**Task directions:**
Every line below that holds the string "this" should be copied out.

**Records to process:**
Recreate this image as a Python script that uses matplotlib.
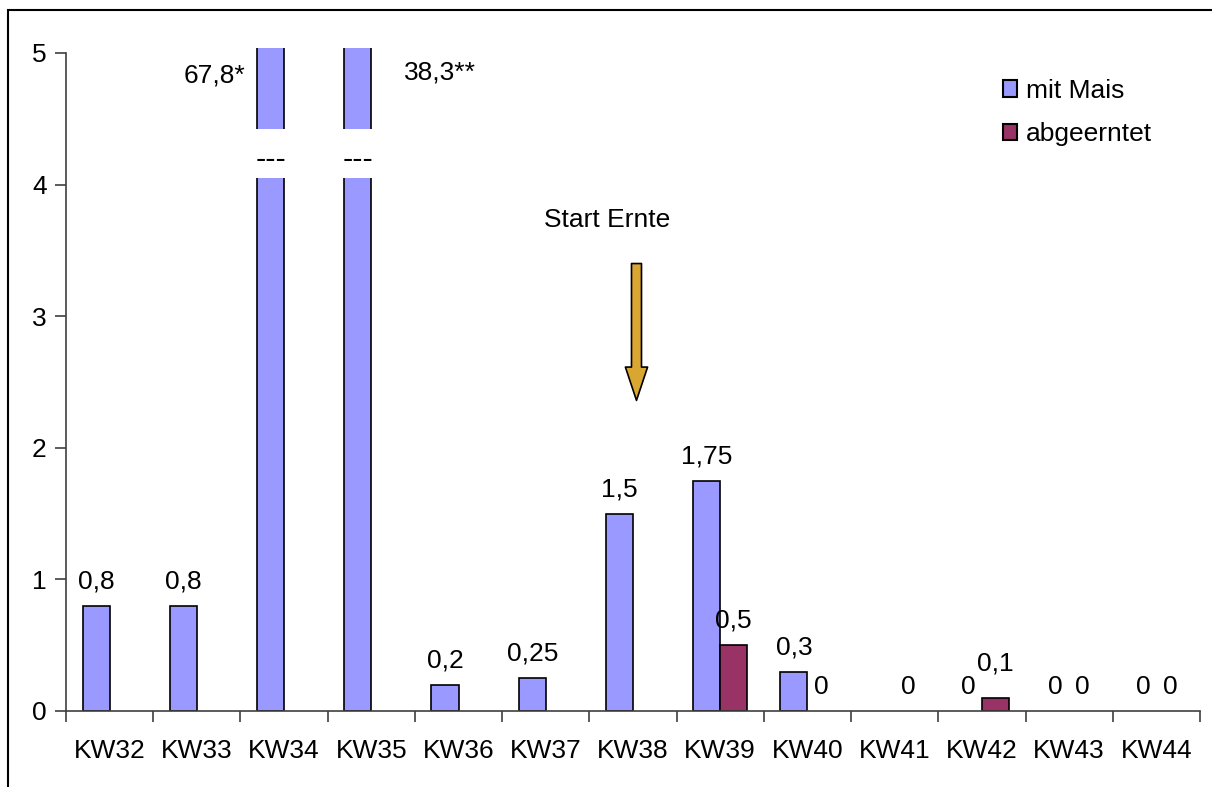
---
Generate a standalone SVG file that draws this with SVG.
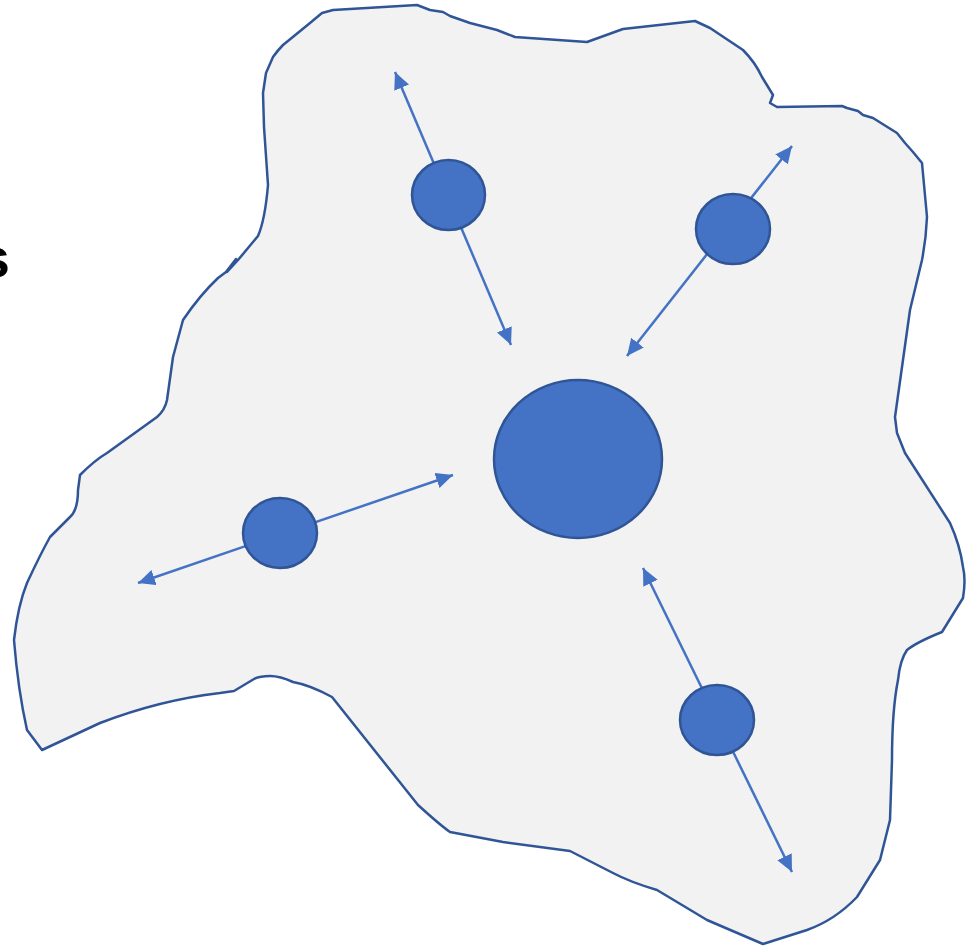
---
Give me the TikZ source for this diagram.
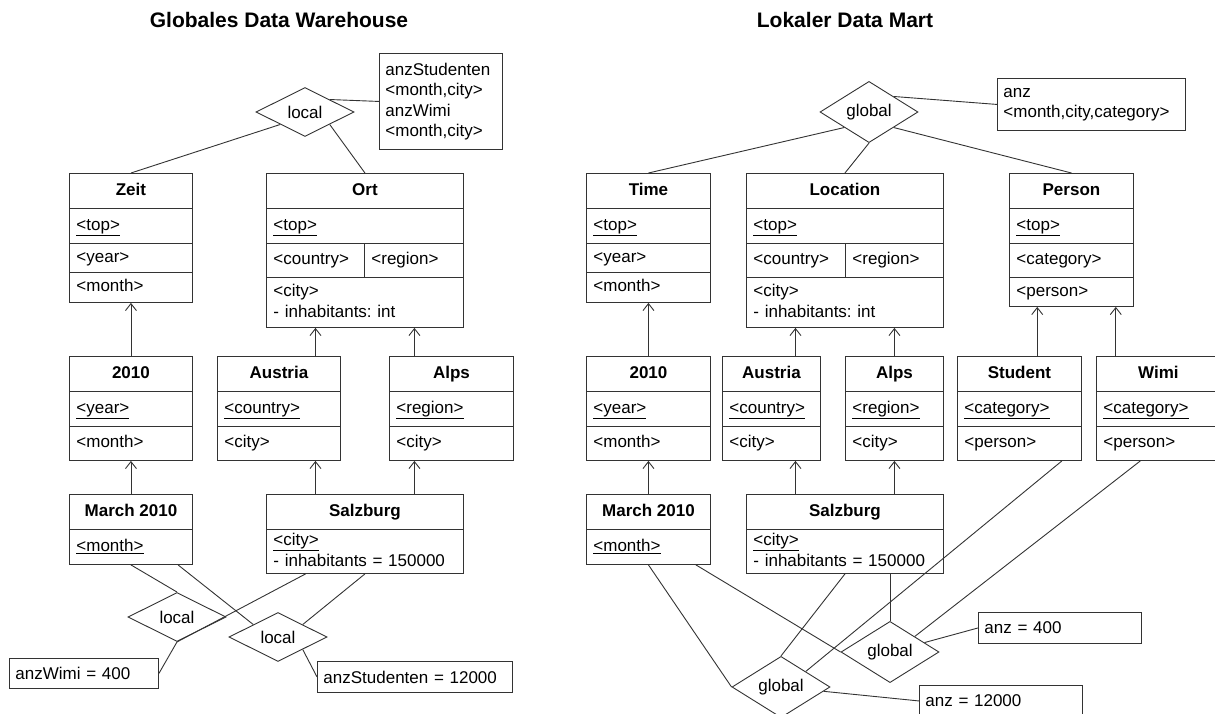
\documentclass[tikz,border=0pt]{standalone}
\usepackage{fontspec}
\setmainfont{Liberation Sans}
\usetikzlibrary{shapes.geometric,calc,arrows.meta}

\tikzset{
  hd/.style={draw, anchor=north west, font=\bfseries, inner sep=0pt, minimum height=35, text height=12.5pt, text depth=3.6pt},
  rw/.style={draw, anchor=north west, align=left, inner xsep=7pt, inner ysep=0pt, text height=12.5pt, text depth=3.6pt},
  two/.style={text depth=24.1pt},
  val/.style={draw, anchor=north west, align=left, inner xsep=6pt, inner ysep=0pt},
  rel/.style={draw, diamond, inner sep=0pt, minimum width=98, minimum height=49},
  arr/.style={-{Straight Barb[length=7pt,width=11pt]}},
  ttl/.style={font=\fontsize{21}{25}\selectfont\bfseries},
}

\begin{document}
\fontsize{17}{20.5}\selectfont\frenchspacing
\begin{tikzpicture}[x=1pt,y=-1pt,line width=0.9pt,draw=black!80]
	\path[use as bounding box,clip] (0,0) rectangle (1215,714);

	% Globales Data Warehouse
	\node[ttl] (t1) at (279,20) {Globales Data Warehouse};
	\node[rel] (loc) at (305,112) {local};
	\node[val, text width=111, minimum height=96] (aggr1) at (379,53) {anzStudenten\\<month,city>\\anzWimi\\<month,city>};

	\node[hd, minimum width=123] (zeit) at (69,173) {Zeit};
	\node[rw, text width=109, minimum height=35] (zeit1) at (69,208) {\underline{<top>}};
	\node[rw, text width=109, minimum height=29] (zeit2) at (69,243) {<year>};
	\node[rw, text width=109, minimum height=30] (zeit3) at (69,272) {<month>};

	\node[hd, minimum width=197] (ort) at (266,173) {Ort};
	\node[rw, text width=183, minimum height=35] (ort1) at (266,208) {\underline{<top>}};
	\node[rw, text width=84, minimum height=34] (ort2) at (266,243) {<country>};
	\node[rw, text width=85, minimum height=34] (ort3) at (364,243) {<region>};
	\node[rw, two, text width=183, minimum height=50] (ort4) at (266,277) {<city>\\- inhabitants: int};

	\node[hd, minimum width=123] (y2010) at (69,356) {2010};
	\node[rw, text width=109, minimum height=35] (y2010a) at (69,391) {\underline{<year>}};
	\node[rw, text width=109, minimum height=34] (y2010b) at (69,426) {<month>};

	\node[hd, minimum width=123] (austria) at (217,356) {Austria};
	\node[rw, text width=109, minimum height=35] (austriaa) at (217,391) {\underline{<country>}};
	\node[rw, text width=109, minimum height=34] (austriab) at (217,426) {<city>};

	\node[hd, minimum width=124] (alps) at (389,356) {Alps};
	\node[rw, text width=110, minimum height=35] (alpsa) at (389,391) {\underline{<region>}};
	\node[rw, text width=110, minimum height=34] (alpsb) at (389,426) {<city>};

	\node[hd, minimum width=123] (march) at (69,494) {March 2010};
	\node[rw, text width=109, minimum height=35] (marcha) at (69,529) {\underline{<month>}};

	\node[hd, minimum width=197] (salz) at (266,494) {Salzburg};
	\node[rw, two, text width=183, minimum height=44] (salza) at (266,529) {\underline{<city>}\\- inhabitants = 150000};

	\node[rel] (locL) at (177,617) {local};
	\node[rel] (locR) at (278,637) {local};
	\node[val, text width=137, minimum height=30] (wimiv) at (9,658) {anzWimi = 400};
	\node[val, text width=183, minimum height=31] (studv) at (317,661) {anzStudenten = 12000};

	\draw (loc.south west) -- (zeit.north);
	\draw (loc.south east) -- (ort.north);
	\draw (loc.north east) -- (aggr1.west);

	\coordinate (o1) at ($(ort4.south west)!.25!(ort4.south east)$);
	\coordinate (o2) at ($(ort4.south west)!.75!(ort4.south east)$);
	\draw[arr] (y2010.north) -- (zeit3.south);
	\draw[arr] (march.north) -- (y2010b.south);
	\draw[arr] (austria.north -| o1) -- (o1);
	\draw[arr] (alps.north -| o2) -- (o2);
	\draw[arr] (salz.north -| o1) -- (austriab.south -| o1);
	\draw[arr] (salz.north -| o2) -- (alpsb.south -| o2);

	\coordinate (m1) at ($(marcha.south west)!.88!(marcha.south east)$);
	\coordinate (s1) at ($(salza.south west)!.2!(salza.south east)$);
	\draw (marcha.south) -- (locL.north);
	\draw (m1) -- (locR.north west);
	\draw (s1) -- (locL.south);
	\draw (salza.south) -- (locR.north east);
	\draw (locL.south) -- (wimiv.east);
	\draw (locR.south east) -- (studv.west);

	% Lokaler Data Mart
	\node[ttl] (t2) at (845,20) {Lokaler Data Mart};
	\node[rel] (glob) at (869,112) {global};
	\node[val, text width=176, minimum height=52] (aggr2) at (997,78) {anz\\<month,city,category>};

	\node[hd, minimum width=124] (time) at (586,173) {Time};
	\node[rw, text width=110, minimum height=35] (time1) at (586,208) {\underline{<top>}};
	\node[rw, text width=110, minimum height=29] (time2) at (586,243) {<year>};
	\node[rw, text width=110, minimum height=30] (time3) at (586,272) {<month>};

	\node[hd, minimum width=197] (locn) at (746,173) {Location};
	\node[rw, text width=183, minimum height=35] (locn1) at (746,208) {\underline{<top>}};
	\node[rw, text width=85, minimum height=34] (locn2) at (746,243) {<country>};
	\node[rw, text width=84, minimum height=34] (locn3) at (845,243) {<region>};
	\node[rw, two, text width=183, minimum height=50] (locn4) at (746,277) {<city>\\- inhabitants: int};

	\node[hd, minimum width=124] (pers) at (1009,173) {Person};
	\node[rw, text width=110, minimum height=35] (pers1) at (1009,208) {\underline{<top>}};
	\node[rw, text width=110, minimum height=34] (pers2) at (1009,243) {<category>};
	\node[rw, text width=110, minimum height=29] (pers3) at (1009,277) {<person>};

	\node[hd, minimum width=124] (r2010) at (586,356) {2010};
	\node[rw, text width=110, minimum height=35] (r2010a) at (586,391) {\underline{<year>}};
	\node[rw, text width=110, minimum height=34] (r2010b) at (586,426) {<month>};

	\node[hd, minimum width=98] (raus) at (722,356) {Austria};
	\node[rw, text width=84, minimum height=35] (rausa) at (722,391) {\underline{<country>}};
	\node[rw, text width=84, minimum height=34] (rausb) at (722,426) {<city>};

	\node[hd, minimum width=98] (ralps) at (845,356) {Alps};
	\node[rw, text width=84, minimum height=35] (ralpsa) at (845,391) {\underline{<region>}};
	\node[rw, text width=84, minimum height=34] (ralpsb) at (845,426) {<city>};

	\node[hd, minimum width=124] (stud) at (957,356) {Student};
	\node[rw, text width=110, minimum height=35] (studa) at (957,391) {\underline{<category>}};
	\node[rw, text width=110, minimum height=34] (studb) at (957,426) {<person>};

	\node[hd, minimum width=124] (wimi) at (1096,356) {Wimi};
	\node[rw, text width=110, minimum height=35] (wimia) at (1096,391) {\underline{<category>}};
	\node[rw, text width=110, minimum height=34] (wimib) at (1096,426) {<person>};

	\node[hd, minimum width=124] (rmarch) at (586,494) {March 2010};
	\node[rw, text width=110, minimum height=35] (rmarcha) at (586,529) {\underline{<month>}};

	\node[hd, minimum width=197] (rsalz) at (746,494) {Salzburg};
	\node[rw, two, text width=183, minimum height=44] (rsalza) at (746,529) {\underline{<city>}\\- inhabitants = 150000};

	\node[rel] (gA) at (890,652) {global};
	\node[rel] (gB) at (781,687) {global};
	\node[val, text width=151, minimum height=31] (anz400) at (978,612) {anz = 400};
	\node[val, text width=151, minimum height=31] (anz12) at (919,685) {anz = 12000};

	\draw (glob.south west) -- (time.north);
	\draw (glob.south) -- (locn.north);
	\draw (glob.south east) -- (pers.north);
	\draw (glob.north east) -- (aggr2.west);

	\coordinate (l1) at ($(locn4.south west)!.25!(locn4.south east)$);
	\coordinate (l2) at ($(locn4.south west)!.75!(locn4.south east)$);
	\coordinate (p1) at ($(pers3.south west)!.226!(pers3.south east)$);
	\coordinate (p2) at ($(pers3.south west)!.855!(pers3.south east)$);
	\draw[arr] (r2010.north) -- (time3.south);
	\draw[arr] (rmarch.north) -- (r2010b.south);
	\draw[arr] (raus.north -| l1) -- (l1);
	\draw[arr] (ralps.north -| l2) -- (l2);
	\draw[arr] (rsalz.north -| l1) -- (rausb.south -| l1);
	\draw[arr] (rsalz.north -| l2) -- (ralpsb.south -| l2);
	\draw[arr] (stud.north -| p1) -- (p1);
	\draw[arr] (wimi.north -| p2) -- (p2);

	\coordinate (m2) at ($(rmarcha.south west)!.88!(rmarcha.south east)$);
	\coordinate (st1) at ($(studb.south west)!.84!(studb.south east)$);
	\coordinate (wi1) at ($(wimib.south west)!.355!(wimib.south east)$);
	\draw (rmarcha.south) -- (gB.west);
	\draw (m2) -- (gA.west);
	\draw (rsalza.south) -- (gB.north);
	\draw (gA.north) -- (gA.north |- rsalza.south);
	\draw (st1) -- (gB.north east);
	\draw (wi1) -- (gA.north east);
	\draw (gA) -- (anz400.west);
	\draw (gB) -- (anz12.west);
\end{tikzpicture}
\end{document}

**Response to the exercise:**
Recreate this image as a Python script that uses matplotlib.
Generate a standalone SVG file that draws this with SVG.
Give me the TikZ source for this diagram.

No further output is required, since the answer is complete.